Given instruction -
Each line containing the word "this" must be collected.

Task inputs -

════════════════════

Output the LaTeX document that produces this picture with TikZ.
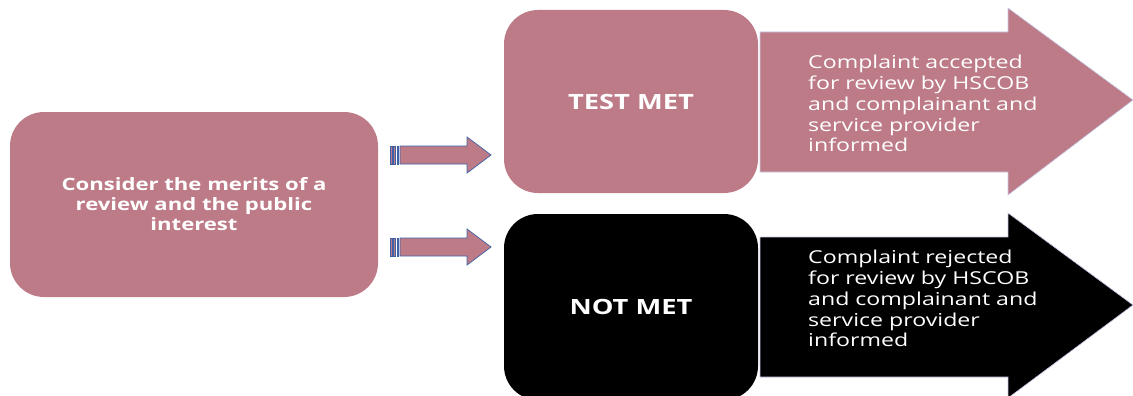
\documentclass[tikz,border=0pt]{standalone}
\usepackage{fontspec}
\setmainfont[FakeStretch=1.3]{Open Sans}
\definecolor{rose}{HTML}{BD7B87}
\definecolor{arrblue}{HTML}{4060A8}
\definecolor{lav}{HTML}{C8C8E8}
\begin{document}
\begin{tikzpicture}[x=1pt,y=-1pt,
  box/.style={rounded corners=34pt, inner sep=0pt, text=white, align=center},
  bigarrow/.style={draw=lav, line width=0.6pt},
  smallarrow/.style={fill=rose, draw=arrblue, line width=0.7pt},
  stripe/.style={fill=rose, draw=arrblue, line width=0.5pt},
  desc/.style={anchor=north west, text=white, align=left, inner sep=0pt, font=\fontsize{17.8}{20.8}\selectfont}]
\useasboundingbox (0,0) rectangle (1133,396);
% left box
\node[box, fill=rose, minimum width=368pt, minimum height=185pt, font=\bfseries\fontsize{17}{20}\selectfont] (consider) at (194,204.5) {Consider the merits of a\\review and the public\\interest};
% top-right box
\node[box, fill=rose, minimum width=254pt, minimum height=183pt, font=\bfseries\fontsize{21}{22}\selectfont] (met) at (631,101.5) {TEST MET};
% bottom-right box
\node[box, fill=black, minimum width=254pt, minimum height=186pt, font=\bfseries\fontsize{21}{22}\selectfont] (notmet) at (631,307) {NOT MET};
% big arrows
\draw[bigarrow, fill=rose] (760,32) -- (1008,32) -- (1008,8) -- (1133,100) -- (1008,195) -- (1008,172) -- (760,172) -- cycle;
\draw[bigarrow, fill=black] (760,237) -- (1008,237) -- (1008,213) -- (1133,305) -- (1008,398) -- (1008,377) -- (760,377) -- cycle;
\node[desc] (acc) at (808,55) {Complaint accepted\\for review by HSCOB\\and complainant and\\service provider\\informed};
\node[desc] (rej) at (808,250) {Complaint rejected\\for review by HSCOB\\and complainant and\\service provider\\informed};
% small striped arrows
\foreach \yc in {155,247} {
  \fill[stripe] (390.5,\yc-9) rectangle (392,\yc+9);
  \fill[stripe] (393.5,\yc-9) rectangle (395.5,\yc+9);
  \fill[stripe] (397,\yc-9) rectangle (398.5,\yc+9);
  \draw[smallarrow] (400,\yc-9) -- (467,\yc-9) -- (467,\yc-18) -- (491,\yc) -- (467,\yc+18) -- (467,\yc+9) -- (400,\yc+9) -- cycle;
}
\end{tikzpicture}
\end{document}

════════════════════

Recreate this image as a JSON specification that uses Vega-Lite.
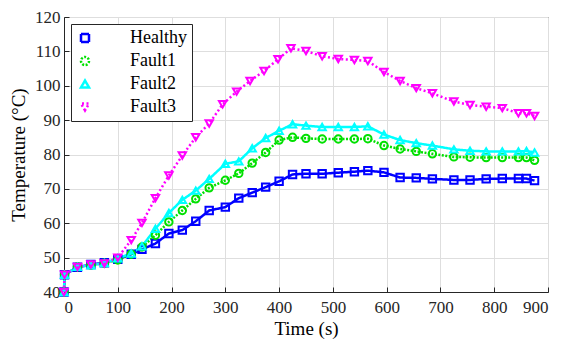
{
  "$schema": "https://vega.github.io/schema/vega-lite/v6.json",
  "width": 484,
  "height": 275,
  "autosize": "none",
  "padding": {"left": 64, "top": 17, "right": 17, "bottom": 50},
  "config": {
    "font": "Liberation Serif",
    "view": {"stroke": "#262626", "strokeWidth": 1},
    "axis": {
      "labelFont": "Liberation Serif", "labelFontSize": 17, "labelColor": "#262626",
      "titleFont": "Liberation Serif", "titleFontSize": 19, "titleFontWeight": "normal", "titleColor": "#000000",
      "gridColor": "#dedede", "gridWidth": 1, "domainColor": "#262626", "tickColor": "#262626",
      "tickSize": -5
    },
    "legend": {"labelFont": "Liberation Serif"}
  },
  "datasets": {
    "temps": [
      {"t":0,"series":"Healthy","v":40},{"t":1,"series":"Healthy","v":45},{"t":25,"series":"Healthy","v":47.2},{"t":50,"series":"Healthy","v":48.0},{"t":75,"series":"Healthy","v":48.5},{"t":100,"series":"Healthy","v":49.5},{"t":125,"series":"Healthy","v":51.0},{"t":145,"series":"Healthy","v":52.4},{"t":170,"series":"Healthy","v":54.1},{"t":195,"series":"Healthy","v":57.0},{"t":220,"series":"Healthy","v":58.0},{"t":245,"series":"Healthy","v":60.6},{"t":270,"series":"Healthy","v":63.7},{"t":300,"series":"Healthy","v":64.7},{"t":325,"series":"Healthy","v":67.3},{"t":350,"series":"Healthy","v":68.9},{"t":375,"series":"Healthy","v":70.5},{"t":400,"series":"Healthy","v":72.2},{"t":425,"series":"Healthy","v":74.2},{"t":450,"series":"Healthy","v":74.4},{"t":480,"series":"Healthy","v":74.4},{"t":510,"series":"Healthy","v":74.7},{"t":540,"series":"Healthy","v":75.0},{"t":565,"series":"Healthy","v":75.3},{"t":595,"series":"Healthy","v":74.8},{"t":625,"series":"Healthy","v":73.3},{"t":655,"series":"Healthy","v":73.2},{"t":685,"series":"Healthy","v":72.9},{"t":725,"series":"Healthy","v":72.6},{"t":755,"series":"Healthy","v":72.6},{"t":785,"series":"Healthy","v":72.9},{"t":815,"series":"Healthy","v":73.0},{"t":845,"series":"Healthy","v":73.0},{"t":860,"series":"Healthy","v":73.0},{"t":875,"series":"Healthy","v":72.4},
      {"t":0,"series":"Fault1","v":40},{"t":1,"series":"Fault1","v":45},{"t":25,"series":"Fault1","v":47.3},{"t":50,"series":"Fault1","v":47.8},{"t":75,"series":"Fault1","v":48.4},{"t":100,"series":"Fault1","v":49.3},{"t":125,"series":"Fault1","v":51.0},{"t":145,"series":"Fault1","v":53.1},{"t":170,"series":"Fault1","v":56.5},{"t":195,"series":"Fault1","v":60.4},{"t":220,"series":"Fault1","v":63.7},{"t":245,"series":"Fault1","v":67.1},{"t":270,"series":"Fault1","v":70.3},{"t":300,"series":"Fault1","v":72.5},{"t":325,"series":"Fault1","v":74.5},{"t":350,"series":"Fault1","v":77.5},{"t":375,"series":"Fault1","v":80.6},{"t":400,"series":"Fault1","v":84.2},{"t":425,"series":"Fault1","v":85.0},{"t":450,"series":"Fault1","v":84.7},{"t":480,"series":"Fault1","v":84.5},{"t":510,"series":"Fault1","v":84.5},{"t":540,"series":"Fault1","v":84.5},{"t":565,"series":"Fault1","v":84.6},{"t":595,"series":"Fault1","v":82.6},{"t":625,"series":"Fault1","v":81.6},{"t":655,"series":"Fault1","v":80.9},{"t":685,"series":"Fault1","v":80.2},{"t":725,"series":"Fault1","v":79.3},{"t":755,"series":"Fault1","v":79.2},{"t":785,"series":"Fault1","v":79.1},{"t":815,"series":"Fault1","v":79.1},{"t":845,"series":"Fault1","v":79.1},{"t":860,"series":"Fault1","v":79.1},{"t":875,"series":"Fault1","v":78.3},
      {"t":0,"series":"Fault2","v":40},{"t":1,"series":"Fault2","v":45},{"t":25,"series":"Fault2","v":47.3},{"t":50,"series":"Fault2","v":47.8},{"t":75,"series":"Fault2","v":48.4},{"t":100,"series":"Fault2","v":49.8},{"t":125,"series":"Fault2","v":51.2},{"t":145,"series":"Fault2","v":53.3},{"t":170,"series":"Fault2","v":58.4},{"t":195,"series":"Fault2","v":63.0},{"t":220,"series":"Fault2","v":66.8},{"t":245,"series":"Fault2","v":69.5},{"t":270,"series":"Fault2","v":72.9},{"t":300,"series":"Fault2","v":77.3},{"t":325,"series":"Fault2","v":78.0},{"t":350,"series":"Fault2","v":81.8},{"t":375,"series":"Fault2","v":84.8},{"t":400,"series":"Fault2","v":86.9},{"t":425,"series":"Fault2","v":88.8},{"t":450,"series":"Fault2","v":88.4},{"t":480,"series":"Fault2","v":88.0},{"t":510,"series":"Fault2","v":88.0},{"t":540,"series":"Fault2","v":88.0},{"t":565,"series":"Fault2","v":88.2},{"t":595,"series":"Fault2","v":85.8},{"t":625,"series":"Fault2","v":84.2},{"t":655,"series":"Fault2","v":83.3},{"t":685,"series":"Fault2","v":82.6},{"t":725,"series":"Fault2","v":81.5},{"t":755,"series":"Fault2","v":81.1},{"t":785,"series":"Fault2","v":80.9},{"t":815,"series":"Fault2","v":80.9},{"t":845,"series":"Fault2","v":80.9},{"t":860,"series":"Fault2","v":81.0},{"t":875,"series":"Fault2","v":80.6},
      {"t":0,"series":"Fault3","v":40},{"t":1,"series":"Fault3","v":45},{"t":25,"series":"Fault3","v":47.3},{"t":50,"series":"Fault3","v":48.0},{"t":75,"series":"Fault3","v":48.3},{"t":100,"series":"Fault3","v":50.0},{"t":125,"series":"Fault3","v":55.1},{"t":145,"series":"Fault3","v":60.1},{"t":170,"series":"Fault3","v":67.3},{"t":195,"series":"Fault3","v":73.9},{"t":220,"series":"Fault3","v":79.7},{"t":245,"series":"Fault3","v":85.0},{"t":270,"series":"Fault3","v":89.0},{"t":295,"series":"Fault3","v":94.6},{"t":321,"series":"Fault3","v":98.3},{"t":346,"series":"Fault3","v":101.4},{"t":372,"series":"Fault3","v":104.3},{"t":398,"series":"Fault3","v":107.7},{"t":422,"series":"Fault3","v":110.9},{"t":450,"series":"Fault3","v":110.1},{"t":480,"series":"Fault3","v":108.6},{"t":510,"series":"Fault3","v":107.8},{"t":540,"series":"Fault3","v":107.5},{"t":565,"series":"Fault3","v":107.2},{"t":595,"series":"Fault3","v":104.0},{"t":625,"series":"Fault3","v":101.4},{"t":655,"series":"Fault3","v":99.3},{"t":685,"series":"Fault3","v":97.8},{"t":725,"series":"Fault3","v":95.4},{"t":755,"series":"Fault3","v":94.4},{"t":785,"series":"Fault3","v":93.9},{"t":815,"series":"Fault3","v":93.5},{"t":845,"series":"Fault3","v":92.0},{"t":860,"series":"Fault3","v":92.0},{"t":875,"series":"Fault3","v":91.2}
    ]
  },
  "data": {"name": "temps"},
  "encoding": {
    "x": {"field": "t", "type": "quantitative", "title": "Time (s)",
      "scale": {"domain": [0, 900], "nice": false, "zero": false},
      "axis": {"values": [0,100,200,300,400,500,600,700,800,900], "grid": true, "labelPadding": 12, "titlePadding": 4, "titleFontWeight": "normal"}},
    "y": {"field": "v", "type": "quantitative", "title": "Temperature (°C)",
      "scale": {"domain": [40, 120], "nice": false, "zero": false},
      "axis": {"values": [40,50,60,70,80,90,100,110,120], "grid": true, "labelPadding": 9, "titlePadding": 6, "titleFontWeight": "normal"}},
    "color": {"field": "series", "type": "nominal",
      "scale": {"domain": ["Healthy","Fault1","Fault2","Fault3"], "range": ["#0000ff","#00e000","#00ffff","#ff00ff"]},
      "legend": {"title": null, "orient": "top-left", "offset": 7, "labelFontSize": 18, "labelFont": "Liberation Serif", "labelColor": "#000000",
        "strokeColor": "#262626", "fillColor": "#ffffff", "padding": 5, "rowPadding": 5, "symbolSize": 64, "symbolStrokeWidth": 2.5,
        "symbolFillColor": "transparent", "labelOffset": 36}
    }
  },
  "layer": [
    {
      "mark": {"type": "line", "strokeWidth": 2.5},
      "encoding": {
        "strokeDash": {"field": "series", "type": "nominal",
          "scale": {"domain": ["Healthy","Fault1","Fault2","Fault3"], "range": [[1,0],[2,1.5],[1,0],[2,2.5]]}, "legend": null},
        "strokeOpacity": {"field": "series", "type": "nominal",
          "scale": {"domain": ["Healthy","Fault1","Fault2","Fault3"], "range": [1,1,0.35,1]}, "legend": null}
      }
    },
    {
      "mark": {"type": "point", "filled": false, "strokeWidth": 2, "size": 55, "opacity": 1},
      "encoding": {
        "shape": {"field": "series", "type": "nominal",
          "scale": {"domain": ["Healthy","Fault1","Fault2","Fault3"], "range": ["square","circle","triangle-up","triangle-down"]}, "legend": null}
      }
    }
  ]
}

════════════════════

Expected answer -
Output the LaTeX document that produces this picture with TikZ.
Recreate this image as a JSON specification that uses Vega-Lite.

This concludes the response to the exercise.